Items from a data source:
━━━━

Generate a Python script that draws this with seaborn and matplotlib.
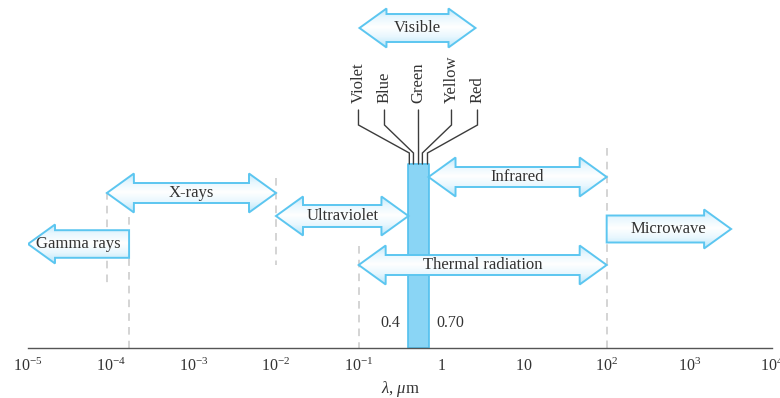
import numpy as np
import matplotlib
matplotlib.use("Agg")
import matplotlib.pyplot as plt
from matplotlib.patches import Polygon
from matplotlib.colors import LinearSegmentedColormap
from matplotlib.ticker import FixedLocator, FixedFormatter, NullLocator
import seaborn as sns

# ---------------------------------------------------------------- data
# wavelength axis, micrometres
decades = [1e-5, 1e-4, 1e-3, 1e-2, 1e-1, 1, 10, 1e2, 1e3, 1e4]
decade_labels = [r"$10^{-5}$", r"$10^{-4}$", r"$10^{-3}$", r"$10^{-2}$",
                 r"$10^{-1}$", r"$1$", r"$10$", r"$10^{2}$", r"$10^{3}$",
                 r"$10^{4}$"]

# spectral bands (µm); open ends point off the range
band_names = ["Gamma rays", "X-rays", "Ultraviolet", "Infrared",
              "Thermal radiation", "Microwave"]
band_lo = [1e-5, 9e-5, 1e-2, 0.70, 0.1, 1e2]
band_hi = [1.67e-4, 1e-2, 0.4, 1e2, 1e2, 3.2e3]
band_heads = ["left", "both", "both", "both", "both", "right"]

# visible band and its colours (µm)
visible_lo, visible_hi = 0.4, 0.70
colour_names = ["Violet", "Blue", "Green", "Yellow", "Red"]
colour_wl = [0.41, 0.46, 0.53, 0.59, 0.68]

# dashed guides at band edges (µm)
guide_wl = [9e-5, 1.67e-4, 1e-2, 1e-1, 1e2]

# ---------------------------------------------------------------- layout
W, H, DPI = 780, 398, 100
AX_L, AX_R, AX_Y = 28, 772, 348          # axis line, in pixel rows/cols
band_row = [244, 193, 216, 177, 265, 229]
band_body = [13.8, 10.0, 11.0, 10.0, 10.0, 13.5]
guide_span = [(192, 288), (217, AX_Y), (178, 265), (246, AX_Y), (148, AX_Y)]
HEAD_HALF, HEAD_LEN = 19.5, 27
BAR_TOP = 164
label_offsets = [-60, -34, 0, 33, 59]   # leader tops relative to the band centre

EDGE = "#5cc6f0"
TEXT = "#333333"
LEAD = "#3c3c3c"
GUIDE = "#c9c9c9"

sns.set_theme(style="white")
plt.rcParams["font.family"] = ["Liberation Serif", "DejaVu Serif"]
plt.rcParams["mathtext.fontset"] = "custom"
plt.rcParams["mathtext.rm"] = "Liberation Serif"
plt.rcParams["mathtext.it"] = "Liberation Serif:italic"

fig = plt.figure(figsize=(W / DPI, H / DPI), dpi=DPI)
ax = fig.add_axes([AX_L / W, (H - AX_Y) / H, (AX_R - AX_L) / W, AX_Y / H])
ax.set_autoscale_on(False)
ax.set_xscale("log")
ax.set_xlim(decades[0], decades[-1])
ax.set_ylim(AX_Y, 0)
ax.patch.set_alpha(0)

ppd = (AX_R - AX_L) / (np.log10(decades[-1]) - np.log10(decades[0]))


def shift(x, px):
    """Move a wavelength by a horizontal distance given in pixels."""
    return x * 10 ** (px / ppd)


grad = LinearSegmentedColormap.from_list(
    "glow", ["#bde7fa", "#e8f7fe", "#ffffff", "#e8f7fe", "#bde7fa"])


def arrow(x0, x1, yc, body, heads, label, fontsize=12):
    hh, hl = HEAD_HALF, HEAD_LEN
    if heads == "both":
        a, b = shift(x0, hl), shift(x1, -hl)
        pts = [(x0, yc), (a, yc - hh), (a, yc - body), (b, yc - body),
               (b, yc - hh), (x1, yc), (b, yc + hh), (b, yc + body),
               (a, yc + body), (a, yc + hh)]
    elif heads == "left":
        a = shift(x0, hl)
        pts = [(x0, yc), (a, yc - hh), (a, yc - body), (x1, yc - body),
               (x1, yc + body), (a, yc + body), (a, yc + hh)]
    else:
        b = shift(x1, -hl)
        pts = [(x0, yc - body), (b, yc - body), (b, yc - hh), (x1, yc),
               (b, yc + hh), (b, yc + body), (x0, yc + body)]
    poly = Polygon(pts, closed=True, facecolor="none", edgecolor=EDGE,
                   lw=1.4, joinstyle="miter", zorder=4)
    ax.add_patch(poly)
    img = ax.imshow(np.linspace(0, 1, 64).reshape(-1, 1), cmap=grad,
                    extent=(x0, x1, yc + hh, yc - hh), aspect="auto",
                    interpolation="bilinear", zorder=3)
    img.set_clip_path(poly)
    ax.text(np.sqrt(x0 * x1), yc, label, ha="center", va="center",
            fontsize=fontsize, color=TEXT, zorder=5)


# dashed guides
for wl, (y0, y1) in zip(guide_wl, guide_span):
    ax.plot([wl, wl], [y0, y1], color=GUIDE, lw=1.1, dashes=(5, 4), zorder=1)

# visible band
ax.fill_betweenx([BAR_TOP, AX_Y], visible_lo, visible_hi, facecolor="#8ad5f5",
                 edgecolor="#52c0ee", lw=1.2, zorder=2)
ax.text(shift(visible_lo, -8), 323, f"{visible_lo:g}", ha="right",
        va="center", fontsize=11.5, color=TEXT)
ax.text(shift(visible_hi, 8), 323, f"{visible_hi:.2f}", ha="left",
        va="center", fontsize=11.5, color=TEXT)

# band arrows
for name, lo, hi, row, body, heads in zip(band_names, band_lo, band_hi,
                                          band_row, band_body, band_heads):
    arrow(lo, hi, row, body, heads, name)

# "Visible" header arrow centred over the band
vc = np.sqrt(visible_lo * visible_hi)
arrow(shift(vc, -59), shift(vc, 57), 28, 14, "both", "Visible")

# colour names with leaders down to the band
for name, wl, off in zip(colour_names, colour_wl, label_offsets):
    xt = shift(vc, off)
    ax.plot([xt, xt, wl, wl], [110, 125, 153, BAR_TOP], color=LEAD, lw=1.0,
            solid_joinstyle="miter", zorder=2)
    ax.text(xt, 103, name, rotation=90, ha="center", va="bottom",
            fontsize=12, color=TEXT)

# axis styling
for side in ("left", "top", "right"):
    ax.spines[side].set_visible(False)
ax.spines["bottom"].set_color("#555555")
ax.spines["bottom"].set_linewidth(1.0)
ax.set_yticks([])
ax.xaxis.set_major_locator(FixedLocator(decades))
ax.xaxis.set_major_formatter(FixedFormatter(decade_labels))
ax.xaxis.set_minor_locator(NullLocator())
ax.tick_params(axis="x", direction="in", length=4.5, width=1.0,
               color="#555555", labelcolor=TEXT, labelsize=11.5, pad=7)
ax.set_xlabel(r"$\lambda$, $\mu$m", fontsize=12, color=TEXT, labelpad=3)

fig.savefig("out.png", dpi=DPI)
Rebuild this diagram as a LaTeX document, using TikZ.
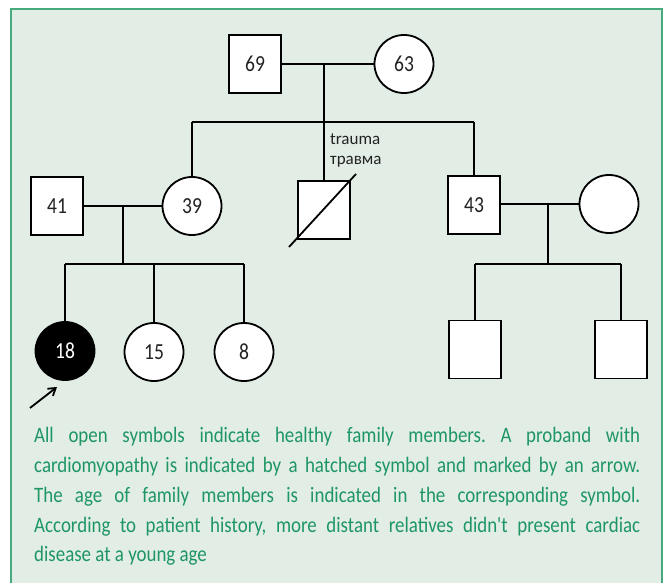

━━━━

* **What to do**
Pull out each line holding the string "with".

* **Task response**
Generate a Python script that draws this with seaborn and matplotlib.
# colour names with leaders down to the band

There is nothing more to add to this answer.